--- BEGIN ---

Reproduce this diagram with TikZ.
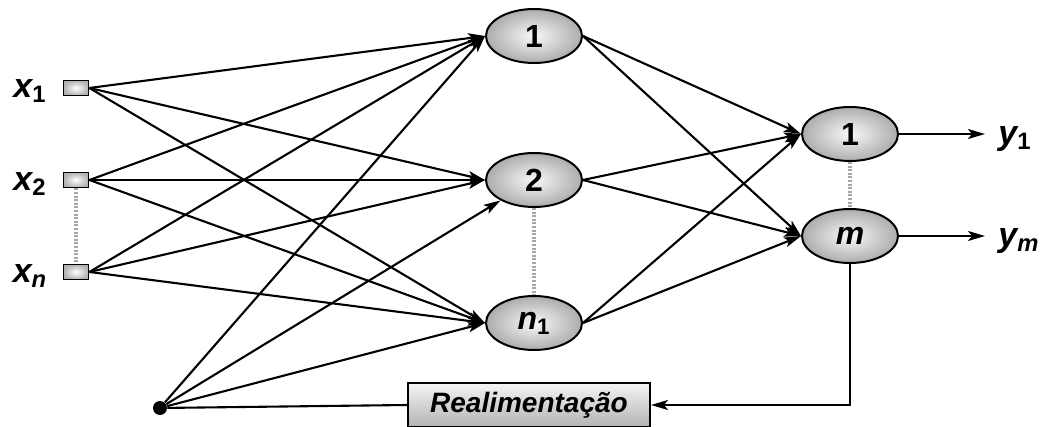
\documentclass[tikz,border=0pt]{standalone}
\usepackage{fontspec}
\setmainfont{Liberation Sans}
\usetikzlibrary{arrows.meta,shapes.geometric}
\begin{document}
\begin{tikzpicture}[x=0.5pt,y=-0.5pt,
  neuron/.style={ellipse,draw=black,line width=1pt,inner sep=0pt,
    minimum width=48pt,minimum height=27pt,
    inner color=gray!5,outer color=gray!65,
    font=\fontsize{16}{16}\selectfont\bfseries},
  inp/.style={rectangle,draw=black,line width=0.9pt,inner sep=0pt,
    minimum width=12.5pt,minimum height=7.5pt,inner color=white,outer color=gray!60},
  lab/.style={font=\fontsize{17}{17}\selectfont\bfseries\itshape,inner sep=0pt},
  fbbox/.style={rectangle,draw=black,line width=1pt,inner sep=0pt,
    minimum width=121pt,minimum height=22pt,top color=gray!8,bottom color=gray!60,
    font=\fontsize{14}{14}\selectfont\bfseries\itshape},
  conn/.style={line width=1.05pt,-{Stealth[length=8.5pt,width=5pt,inset=2pt]}},
  plain/.style={line width=1.05pt},
  dots/.style={gray!70,line width=1.7pt,dash pattern=on 1pt off 0.8pt}]
\useasboundingbox (0,0) rectangle (1051,427);

% input units
\node[inp] (x1) at (76,88) {};
\node[inp] (x2) at (76,180) {};
\node[inp] (xn) at (76,272) {};
\node[lab] (lx1) at (30,91) {x\textsubscript{\upshape 1}};
\node[lab] (lx2) at (30,184) {x\textsubscript{\upshape 2}};
\node[lab] (lxn) at (30,276) {x\textsubscript{n}};

% hidden layer
\node[neuron] (h1) at (534,36) {1};
\node[neuron] (h2) at (534,180) {2};
\node[neuron] (hn) at (534,323) {\itshape n\textsubscript{\upshape 1}};

% output layer
\node[neuron] (o1) at (850,134) {1};
\node[neuron] (om) at (850,236) {\itshape m};

% feedback path
\node[circle,fill=black,inner sep=0pt,minimum size=7pt] (b) at (160,408) {};
\node[fbbox] (fb) at (529,405) {Realimentação};

% outputs
\coordinate (y1e) at (985,134);
\coordinate (yme) at (985,236);
\node[lab,anchor=west] (ly1) at (998,139) {y\textsubscript{\upshape 1}};
\node[lab,anchor=west] (lym) at (998,241) {y\textsubscript{m}};

% dotted continuation marks
\draw[dots] (x2.south) -- (xn.north);
\draw[dots] (h2.south) -- (hn.north);
\draw[dots] (o1.south) -- (om.north);

% input -> hidden
\foreach \s in {x1,x2,xn}
  \foreach \t in {h1,h2,hn}
    \draw[conn] (\s.east) -- (\t.west);

% feedback -> hidden
\draw[conn] (b) -- (h1.west);
\draw[conn] (b) -- (h2);
\draw[conn] (b) -- (hn.west);

% hidden -> output
\foreach \s in {h1,h2,hn}
  \foreach \t in {o1,om}
    \draw[conn] (\s.east) -- (\t.west);

% output signals
\draw[conn] (o1.east) -- (y1e);
\draw[conn] (om.east) -- (yme);

% feedback loop
\draw[conn] (om.south) |- (fb.east);
\draw[plain] (b) -- (fb.west);
\end{tikzpicture}
\end{document}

--- END ---

GIVEN PROBLEM =
Leave out any pictures and return exactly the lines from the beginning of the data through the line with "(lxn) at (30,276)", inclusive.

CORRECT RESPONSE =
Reproduce this diagram with TikZ.
\documentclass[tikz,border=0pt]{standalone}
\usepackage{fontspec}
\setmainfont{Liberation Sans}
\usetikzlibrary{arrows.meta,shapes.geometric}
\begin{document}
\begin{tikzpicture}[x=0.5pt,y=-0.5pt,
  neuron/.style={ellipse,draw=black,line width=1pt,inner sep=0pt,
    minimum width=48pt,minimum height=27pt,
    inner color=gray!5,outer color=gray!65,
    font=\fontsize{16}{16}\selectfont\bfseries},
  inp/.style={rectangle,draw=black,line width=0.9pt,inner sep=0pt,
    minimum width=12.5pt,minimum height=7.5pt,inner color=white,outer color=gray!60},
  lab/.style={font=\fontsize{17}{17}\selectfont\bfseries\itshape,inner sep=0pt},
  fbbox/.style={rectangle,draw=black,line width=1pt,inner sep=0pt,
    minimum width=121pt,minimum height=22pt,top color=gray!8,bottom color=gray!60,
    font=\fontsize{14}{14}\selectfont\bfseries\itshape},
  conn/.style={line width=1.05pt,-{Stealth[length=8.5pt,width=5pt,inset=2pt]}},
  plain/.style={line width=1.05pt},
  dots/.style={gray!70,line width=1.7pt,dash pattern=on 1pt off 0.8pt}]
\useasboundingbox (0,0) rectangle (1051,427);

% input units
\node[inp] (x1) at (76,88) {};
\node[inp] (x2) at (76,180) {};
\node[inp] (xn) at (76,272) {};
\node[lab] (lx1) at (30,91) {x\textsubscript{\upshape 1}};
\node[lab] (lx2) at (30,184) {x\textsubscript{\upshape 2}};
\node[lab] (lxn) at (30,276) {x\textsubscript{n}};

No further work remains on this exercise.